Goodbye, 2019. Hello, 2020! Here is a look at the year in review in prescription drug pricing:
1. States Take a Stand
- In 2019, states passed a record number of laws to rein in high drug prices. California lawmakers passed a groundbreaking bill that would deter Big Pharma from cutting abusive “pay-for-delay” deals. Massachusetts became the first state in the nation to grant its Medicaid program the power to negotiate lower drug prices and to hold companies that refuse to come to the table accountable. Maryland made history by establishing a drug affordability board. And in Maine, bipartisan efforts resulted in a comprehensive slate of prescription drug pricing laws including importation, a prescription drug affordability board, and transparency measures.
2. Federal Momentum Grows
- The CREATES Act cleared Congress as part of a year-end spending agreement. The bill is expected to save the government $4 billion over 10 years by closing a loophole that had prevented generics from coming to market. Drugs impacted include Revlimid, which costs Part D beneficiaries as much as $2,600 for the first month’s supply. While taken by only 37,500 Americans on Medicare Part D, the drug carried the highest total spending for any drug in the program in 2017. Overdue? Yes. The least Congress could do? Yes. But we’ll take it.

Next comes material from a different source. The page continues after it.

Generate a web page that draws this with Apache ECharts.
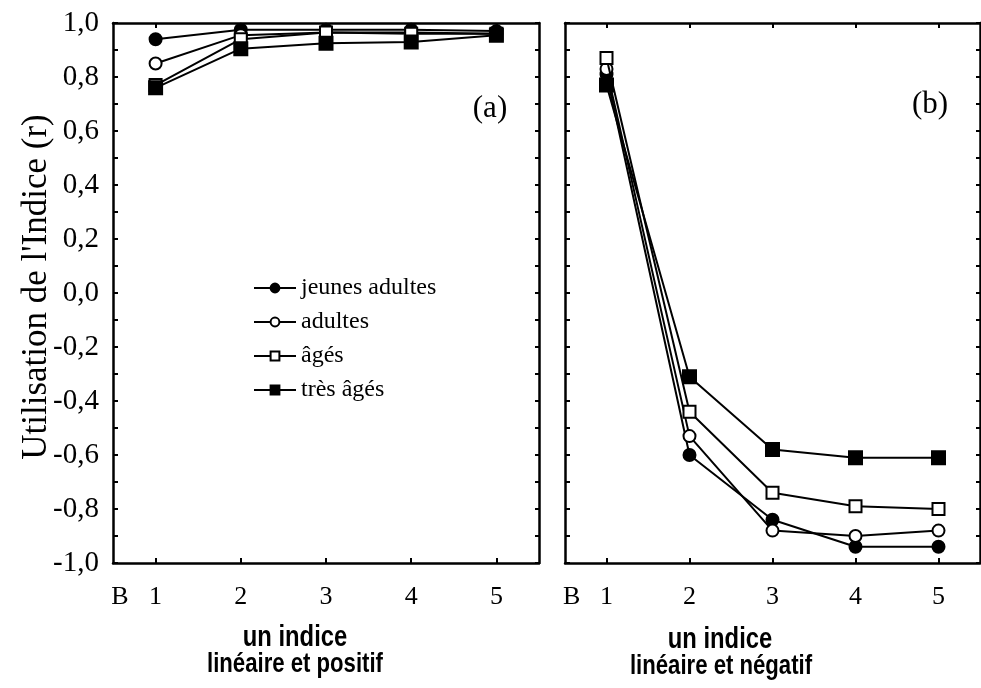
<!DOCTYPE html>
<html>
<head>
<meta charset="utf-8">
<script src="https://cdn.jsdelivr.net/npm/echarts@6/dist/echarts.min.js"></script>
<style>
html,body{margin:0;padding:0;background:#fff;}
#chart{width:981px;height:688px;}
</style>
</head>
<body>
<div id="chart"></div>
<script>
// ---- data ----
const xValues = [1, 2, 3, 4, 5];
const xLabelValues = [0.58, 1, 2, 3, 4, 5];
const seriesNames = ['jeunes adultes', 'adultes', 'âgés', 'très âgés'];

const panelA_jeunes = [0.94, 0.975, 0.975, 0.975, 0.97];
const panelA_adultes = [0.85, 0.955, 0.965, 0.965, 0.96];
const panelA_ages = [0.77, 0.94, 0.965, 0.96, 0.96];
const panelA_tresAges = [0.76, 0.905, 0.925, 0.93, 0.955];

const panelB_jeunes = [0.81, -0.60, -0.84, -0.94, -0.94];
const panelB_adultes = [0.83, -0.53, -0.88, -0.90, -0.88];
const panelB_ages = [0.87, -0.44, -0.74, -0.79, -0.80];
const panelB_tresAges = [0.77, -0.31, -0.58, -0.61, -0.61];

const panelTitles = ['(a)', '(b)'];
const xNameTop = 'un indice';
const xNameBottom = ['linéaire et positif', 'linéaire et négatif'];
const yName = "Utilisation de l'Indice (r)";

// ---- styles ----
const serif = '"Liberation Serif", "DejaVu Serif", serif';
const sans = '"Liberation Sans", Arial, sans-serif';
const markerStyles = [
  {symbol: 'circle', fill: '#000', size: 12},
  {symbol: 'circle', fill: '#fff', size: 12},
  {symbol: 'rect', fill: '#fff', size: 12},
  {symbol: 'rect', fill: '#000', size: 13}
];

const grids = [
  {left: 113, top: 23, width: 426, height: 540},
  {left: 565, top: 23, width: 415, height: 540}
];

function pair(vals) { return xValues.map((x, i) => [x, vals[i]]); }

const xAxes = [];
const yAxes = [];
grids.forEach((g, gi) => {
  xAxes.push({
    gridIndex: gi, type: 'value', position: 'bottom', min: 0.5, max: 5.5,
    axisLine: {show: true, onZero: false, lineStyle: {color: '#000', width: 2.5}},
    axisTick: {show: true, inside: true, length: 5, customValues: xValues, lineStyle: {color: '#000', width: 2}},
    axisLabel: {
      show: true, customValues: xLabelValues, margin: 21, color: '#000',
      fontFamily: serif, fontSize: 26,
      formatter: v => (v < 1 ? 'B' : String(v))
    },
    splitLine: {show: false}
  });
  xAxes.push({
    gridIndex: gi, type: 'value', position: 'top', min: 0.5, max: 5.5,
    axisLine: {show: true, onZero: false, lineStyle: {color: '#000', width: 2.5}},
    axisTick: {show: true, inside: true, length: 5, customValues: xValues, lineStyle: {color: '#000', width: 2}},
    axisLabel: {show: false},
    splitLine: {show: false}
  });
  yAxes.push({
    gridIndex: gi, type: 'value', position: 'left', min: -1, max: 1, interval: 0.1,
    axisLine: {show: true, onZero: false, lineStyle: {color: '#000', width: 2.5}},
    axisTick: {show: true, inside: true, length: 5, lineStyle: {color: '#000', width: 2}},
    axisLabel: {
      show: gi === 0, color: '#000', fontFamily: serif, fontSize: 29, margin: 14,
      formatter: v => {
        const t = Math.round(v * 10);
        if (Math.abs(t) % 2 !== 0) return '';
        return (t / 10).toFixed(1).replace('.', ',');
      }
    },
    splitLine: {show: false}
  });
  yAxes.push({
    gridIndex: gi, type: 'value', position: 'right', min: -1, max: 1, interval: 0.1,
    axisLine: {show: true, onZero: false, lineStyle: {color: '#000', width: 2.5}},
    axisTick: {show: true, inside: true, length: 4, lineStyle: {color: '#000', width: 2}},
    axisLabel: {show: false},
    splitLine: {show: false}
  });
});

const panelData = [
  [panelA_jeunes, panelA_adultes, panelA_ages, panelA_tresAges],
  [panelB_jeunes, panelB_adultes, panelB_ages, panelB_tresAges]
];

const series = [];
panelData.forEach((arrs, gi) => {
  arrs.forEach((vals, si) => {
    const m = markerStyles[si];
    series.push({
      name: seriesNames[si], type: 'line',
      xAxisIndex: gi * 2, yAxisIndex: gi * 2,
      data: pair(vals),
      symbol: m.symbol, symbolSize: m.size, showSymbol: true,
      lineStyle: {color: '#000', width: 2},
      itemStyle: {color: m.fill, borderColor: '#000', borderWidth: 2},
      emphasis: {disabled: true},
      animation: false, z: 2 + si
    });
  });
});

function txt(text, x, y, font, extra) {
  return Object.assign({
    type: 'text', x: x, y: y, silent: true,
    style: {text: text, font: font, fill: '#000', align: 'center', verticalAlign: 'middle'}
  }, extra || {});
}

const option = {
  backgroundColor: '#fff',
  animation: false,
  grid: grids,
  xAxis: xAxes,
  yAxis: yAxes,
  legend: {
    data: seriesNames, orient: 'vertical', left: 248, top: 271,
    itemWidth: 42, itemHeight: 11, itemGap: 10,
    textStyle: {fontFamily: serif, fontSize: 24, color: '#000'},
    selectedMode: false
  },
  graphic: [
    txt(panelTitles[0], 490, 109, '31px ' + serif),
    txt(panelTitles[1], 930, 105, '31px ' + serif),
    txt(yName, 37, 287, '35px ' + serif, {rotation: Math.PI / 2}),
    txt(xNameTop, 295, 638, 'bold 29px ' + sans, {scaleX: 0.82}),
    txt(xNameBottom[0], 295, 665, 'bold 27px ' + sans, {scaleX: 0.82}),
    txt(xNameTop, 720, 640, 'bold 29px ' + sans, {scaleX: 0.82}),
    txt(xNameBottom[1], 721, 667, 'bold 27px ' + sans, {scaleX: 0.82})
  ],
  series: series
};

const chart = echarts.init(document.getElementById('chart'), null, {renderer: 'canvas'});
chart.setOption(option);
</script>
</body>
</html>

3. Patient Voices Grow Louder
- Patients across America are continuing to speak out against ever-increasing prescription drug prices. They’ve testified in statehouses and in Washington, DC and met with legislators in dozens of in-person meetings. And they’ve shared more than 20,000 of their stories with Patients For Affordable Drugs that detail the heartbreaking choices they’re forced to make to afford prescriptions, from skipping doses, to cutting pills in half, to forgoing food. The stories of our brave patient advocates can be found here.
4. Pharma Loses Its Edge
- Pharma is losing its edge in Washington. The U.S.-Mexico-Canada Agreement (USMCA) passed the House before year’s end. Stripped from the deal were enhanced biologic patent exclusivity periods in Mexico and Canada that would have blocked competition and kept prices high. The deal is evidence that progress on drug pricing in gridlocked Washington and in the face of the deep-pocketed drug lobby is possible.
5. It’s Not Perfect, But It’s Progress
- We know the road ahead is long, but let’s not forget how far we’ve come. House passage of H.R. 3, the Elijah E. Cummings Lower Drug Costs Now Act, marked a major victory in the fight for lower drug prices. The landmark legislation would expand Medicare benefits, support innovation, and save America billions of dollars from lower drug prices. The bipartisan Prescription Drug Pricing Reduction Act of 2019 cleared the Senate Finance Committee and would cap how much drugmakers could hike prices on medications in Medicare, for the first time, ever. Congress will have another opportunity to work together as it sets about this spring to fund popular health extenders.